Mike Young




The Man Alone at Cumberland Farms the Other Night Who Bought Milano Cookies With a $20 Bill

Will he read this? Are you warm yet?
If he doesn't, will you tie me to a
sheepdog who will never brag that he's
"people watching, you know. I don't get
bored: I'm a people watcher." Wrong.
In 1954, the last documented case of
"real people" buried a milkshake recipe
and two coupons for used boxing gloves
outside Sparks, Nevada. Don't have a fit.
No points to win from me, I'm afraid.
I'm so afraid of overdoing it, always.
Like this, this is just for more friends.
Ten to my keychain, six to my Rub List.
We'll raid something. Grade movies. Bowl.
Chuck carrier pigeons down the tunnel:
"Hi! Hi back! Hi back back! Yum, the
sun is a little jealous. He's not a
secret, like our handshake spark."
You're my friend because you're not
"I'm a person"—this and "I'm real"—that.
You'll never demand I check you for lumps
or call me on behalf of some hallelujah
screw. You'll never stuff a prairie dog
in my freezer with a note: LUV U MIKE!!!
This army of ours, this army of ours.
I know what you're thinking and yes,
you can. Step one: Is it dawn yet?
Is that chocolate? Are you cold?



Oh No: That's So Cool

‘Oh, to be in Los Angeles, and not have a car!’ —
Nancy Wang, from Jordaan Mason’s Facebook wall

Yet I still can't believe how strange to be
anything: how strange to be oranges, ReMax,
line splitters, all the overcooked tomatoes.
Who ganked their metaphors from commercials?
Not me. How strange to be easy to follow!
You wake up one day and there is a city
named after you. Let me see your to-do list.
How strange this intermission music or giving
in. To be the last olive, the first biplane.
I want to reincarnate as a bad Bright Eyes song:
the same people will like me or not like me, I
think. Death: your candygram is here from Sure.
How strange the scout ant, the stranger with
news, the rotunda and the racist joke. Well,
bold! It's bold to unify any of it, and if you
can, that's good. That's pretty good. That's
okay. How strange to think about the painting
done. Will it be? How many the bees. How often
the seat outgrown. How lazy the drain. You
know something I don't, I bet. I bet. I throw
in and take from and try through and need even
you, rushing off with a bucket of something,
with that haircut I will like but never get.

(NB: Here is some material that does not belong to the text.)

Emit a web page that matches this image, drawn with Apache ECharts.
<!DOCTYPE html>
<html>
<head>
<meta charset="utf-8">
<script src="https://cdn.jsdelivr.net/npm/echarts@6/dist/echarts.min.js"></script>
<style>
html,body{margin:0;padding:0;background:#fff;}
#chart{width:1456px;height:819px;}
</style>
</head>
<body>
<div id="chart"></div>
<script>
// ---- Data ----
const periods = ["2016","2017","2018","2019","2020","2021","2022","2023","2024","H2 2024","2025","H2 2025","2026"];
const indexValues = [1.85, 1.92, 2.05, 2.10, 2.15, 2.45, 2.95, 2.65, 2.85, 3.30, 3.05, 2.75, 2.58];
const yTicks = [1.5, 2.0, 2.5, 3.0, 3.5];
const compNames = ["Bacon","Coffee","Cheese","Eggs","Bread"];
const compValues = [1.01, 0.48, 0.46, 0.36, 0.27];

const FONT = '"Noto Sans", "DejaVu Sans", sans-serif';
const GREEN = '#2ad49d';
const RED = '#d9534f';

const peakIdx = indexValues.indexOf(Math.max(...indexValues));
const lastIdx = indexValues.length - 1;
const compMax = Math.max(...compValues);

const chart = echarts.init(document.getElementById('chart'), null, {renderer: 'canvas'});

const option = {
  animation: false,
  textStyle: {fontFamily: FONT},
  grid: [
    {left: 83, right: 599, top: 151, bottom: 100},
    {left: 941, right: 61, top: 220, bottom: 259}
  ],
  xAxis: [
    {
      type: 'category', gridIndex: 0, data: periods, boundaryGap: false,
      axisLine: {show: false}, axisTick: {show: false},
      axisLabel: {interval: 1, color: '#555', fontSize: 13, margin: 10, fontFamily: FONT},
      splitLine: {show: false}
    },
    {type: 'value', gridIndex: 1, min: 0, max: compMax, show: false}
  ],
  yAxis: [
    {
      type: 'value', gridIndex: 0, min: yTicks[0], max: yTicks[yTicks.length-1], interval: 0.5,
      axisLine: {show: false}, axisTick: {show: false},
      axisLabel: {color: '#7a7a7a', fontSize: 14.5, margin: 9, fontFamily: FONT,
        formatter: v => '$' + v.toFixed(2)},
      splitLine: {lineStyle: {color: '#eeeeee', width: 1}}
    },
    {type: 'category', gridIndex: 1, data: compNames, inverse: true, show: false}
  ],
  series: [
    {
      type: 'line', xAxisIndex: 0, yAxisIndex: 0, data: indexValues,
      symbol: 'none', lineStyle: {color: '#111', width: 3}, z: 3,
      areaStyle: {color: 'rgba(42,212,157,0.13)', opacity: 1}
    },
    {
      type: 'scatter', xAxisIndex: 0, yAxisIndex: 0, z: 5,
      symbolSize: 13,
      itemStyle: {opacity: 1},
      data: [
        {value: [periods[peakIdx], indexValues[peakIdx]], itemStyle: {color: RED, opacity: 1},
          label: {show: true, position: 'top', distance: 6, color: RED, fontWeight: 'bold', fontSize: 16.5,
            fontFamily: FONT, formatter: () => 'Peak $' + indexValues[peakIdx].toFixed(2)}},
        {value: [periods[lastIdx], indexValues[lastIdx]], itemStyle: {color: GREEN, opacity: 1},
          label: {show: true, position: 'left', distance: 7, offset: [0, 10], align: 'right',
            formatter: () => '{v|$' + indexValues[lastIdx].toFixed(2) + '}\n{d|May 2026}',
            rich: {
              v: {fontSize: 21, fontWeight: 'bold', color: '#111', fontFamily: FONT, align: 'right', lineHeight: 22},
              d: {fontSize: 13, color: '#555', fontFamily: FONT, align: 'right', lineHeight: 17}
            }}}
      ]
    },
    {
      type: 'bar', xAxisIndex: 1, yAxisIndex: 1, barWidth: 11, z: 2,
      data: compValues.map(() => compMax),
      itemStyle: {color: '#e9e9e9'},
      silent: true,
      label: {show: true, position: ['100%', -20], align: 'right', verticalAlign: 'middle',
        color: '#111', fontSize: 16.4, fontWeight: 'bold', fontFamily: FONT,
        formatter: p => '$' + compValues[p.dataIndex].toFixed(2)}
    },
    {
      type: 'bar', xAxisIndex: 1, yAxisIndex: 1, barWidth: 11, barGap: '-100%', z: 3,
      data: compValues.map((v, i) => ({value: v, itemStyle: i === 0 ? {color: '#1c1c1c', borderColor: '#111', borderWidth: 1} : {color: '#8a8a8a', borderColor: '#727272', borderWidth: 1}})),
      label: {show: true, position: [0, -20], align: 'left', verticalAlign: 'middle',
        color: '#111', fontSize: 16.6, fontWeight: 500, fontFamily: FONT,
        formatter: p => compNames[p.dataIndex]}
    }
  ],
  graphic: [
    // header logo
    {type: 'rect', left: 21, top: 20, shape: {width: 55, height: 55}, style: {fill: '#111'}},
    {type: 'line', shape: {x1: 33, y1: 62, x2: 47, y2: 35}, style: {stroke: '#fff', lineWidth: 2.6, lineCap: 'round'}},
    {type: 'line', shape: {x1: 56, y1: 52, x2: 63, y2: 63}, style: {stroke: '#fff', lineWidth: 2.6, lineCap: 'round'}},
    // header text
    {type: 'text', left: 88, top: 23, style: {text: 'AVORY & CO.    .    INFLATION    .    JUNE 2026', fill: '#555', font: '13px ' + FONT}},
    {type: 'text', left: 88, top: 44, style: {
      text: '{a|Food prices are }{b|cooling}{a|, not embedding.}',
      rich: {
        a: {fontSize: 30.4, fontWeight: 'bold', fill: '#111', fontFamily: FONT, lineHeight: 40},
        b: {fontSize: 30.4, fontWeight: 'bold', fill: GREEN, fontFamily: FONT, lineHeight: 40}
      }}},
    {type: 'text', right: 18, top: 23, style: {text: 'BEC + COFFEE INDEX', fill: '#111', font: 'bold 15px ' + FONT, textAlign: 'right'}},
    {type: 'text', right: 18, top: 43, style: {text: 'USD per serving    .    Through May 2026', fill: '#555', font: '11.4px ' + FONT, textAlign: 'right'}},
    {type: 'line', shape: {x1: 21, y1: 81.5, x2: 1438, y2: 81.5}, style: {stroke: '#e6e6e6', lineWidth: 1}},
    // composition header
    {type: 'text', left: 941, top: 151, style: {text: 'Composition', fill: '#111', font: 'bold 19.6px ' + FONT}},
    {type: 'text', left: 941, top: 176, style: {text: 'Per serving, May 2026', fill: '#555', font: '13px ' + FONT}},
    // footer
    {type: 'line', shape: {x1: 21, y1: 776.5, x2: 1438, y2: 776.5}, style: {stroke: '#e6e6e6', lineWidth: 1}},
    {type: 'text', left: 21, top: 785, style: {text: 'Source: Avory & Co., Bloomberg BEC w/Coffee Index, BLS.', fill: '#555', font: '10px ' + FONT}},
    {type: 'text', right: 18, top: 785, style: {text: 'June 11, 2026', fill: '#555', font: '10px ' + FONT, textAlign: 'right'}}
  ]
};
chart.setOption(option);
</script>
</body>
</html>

We Are All Good If They Try Hard Enough

No, I am not out to start a smear campaign.
For you who you are and stuff you're good,
ripcord! When I grow up, I want to be
patience, an asterisk, or the kitchen when
"I'm not trying to be an ass but honestly"
is frying and frying his cardigan to chase the
New Real. Us mood thieves, weren't we
not invited? Why are we going off about
snot bouts, hey ho, no way, the sigh dial,
like the first rule of polite company is
don't talk about polite company. I really
hate it here, which is such a stretch.
Strong feelings, I mean. I never got
buzzed in to those. I take a Z-shaped
fire escape up to the hospital of feeling.
What an anti-ripcord sort of beauty that Z!
And I stroll on up whenever it is I consider
you. For some reason, right now, I want to
love you in what they're saying is orange
and endless, honestly. Shrug. How's it feel
to weigh that much in news? Orange and
endless. That's good for what it is, I
guess. If you're sure you are, I trust you.